*Data*.
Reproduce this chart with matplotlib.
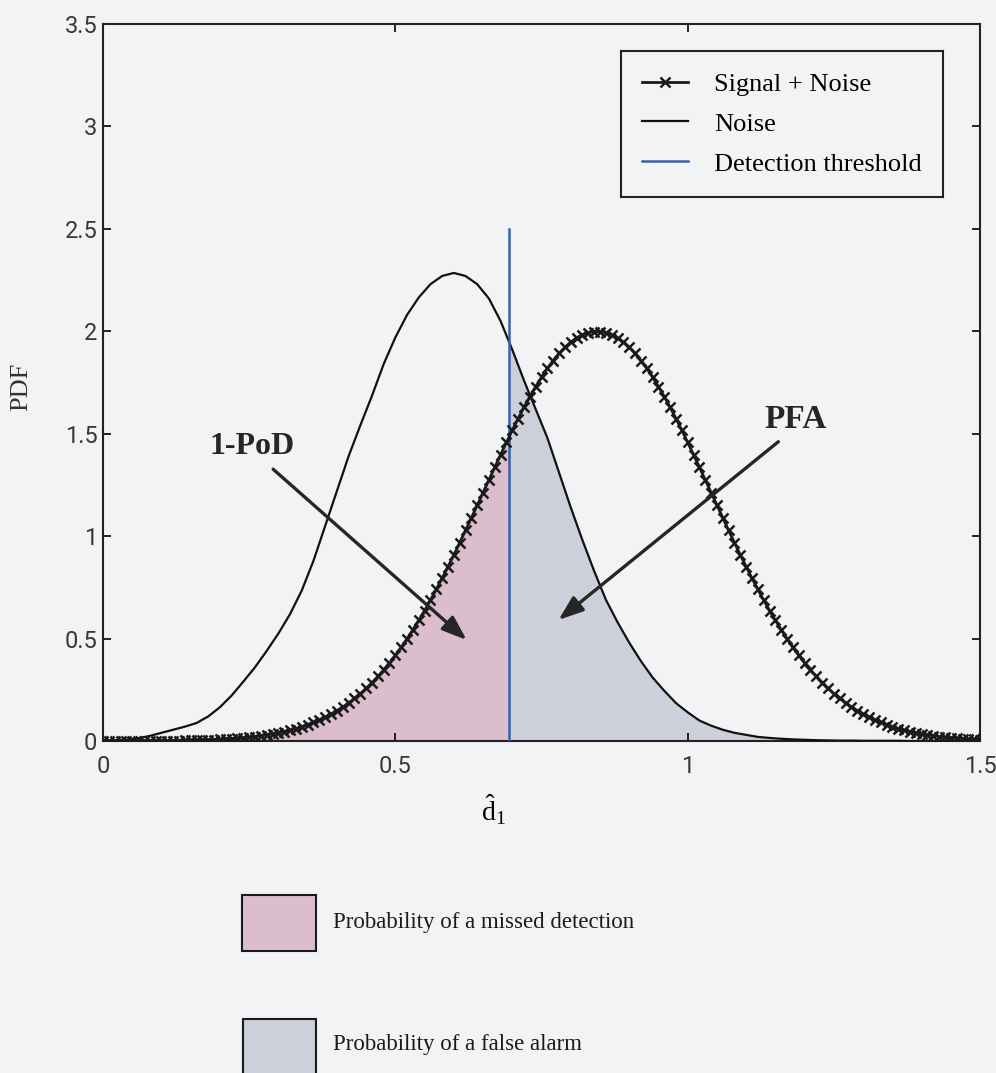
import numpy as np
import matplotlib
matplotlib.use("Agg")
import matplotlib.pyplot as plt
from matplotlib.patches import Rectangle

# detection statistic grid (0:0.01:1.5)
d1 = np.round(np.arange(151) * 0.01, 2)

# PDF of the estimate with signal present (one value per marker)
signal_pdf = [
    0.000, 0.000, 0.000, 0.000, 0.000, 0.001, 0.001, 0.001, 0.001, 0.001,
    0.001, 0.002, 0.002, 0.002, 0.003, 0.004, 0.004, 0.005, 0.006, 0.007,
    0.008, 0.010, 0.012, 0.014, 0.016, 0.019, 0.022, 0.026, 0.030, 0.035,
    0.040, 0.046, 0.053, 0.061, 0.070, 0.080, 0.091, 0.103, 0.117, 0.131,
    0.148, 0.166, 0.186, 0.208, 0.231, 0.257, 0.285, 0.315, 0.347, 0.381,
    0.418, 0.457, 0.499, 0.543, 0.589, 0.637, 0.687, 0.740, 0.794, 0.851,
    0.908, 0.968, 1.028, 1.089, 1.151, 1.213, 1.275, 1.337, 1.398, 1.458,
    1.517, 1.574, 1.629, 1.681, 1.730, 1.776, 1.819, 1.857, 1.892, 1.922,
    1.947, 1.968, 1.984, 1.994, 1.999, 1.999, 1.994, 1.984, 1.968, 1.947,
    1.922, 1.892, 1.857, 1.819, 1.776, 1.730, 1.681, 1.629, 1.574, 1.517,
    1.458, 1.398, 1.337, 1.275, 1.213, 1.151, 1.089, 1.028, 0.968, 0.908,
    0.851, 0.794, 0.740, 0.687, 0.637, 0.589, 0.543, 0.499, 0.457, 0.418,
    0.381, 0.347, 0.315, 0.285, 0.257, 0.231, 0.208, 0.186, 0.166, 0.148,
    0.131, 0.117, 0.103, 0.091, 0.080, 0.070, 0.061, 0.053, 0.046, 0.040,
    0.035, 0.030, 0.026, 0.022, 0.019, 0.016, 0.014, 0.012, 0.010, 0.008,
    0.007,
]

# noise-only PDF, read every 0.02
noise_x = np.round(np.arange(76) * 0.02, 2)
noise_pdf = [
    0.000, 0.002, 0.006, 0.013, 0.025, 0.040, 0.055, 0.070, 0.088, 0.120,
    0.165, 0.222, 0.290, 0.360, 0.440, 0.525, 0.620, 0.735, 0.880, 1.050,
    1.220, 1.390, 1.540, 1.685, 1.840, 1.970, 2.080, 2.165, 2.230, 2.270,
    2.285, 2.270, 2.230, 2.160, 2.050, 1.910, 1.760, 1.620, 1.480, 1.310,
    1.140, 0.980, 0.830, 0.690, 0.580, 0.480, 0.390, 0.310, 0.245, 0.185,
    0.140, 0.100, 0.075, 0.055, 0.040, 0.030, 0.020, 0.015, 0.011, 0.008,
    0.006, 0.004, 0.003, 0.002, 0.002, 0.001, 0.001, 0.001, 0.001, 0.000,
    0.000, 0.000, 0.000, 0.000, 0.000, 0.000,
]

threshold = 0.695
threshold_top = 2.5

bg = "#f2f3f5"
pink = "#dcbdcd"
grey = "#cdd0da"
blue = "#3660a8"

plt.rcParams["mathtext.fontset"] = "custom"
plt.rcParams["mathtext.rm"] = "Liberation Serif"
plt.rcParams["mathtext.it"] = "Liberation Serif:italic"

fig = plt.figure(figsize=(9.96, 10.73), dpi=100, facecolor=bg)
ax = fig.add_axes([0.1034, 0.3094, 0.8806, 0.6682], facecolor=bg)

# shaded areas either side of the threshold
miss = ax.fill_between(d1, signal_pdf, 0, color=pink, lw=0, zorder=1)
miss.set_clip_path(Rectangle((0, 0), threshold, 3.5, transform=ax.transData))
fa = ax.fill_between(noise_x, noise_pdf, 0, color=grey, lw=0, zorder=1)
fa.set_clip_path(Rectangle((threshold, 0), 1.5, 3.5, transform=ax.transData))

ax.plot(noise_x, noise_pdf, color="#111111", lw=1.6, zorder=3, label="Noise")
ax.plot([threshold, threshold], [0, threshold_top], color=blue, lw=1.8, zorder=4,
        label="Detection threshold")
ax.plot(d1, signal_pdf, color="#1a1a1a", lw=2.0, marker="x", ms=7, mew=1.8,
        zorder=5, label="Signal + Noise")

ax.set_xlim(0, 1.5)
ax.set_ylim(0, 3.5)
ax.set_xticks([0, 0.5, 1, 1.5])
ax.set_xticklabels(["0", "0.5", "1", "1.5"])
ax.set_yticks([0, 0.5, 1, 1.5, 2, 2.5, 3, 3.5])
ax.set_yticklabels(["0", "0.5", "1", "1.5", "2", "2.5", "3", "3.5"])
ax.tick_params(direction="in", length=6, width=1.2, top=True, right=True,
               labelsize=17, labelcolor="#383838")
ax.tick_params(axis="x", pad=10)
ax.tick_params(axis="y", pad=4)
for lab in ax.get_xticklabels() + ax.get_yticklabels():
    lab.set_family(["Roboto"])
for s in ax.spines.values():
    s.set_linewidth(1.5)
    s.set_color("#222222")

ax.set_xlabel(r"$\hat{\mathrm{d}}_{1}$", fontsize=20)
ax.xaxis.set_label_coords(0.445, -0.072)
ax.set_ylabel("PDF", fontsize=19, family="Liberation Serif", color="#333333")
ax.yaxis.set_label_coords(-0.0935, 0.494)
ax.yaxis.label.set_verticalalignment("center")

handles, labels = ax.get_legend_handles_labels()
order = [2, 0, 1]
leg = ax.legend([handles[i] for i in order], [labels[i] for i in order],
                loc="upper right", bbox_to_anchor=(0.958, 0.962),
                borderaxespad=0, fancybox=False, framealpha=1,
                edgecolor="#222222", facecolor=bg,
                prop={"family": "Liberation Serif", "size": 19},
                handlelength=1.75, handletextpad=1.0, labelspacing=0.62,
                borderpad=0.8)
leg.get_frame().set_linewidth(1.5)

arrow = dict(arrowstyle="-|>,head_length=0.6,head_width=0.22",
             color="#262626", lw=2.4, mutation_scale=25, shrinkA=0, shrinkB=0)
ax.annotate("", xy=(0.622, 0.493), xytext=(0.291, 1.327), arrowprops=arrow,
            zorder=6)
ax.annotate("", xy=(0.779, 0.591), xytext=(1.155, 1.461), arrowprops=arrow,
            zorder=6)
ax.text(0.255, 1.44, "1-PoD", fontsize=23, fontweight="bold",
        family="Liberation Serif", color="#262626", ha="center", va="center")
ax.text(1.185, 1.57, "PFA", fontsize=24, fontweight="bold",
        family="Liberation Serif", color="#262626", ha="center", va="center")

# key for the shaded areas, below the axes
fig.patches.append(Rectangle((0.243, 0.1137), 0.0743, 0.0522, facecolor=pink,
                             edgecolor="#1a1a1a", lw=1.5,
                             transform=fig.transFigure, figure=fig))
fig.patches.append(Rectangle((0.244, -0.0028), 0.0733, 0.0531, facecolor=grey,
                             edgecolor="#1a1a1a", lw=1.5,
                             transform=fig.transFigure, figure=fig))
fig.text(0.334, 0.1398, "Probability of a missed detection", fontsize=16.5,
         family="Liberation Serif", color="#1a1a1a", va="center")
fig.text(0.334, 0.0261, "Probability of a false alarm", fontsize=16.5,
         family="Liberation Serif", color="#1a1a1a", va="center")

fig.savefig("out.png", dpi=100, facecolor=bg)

*Task description*. Find the lines containing "with" and list every one of them.

*The response*.
Reproduce this chart with matplotlib.
# PDF of the estimate with signal present (one value per marker)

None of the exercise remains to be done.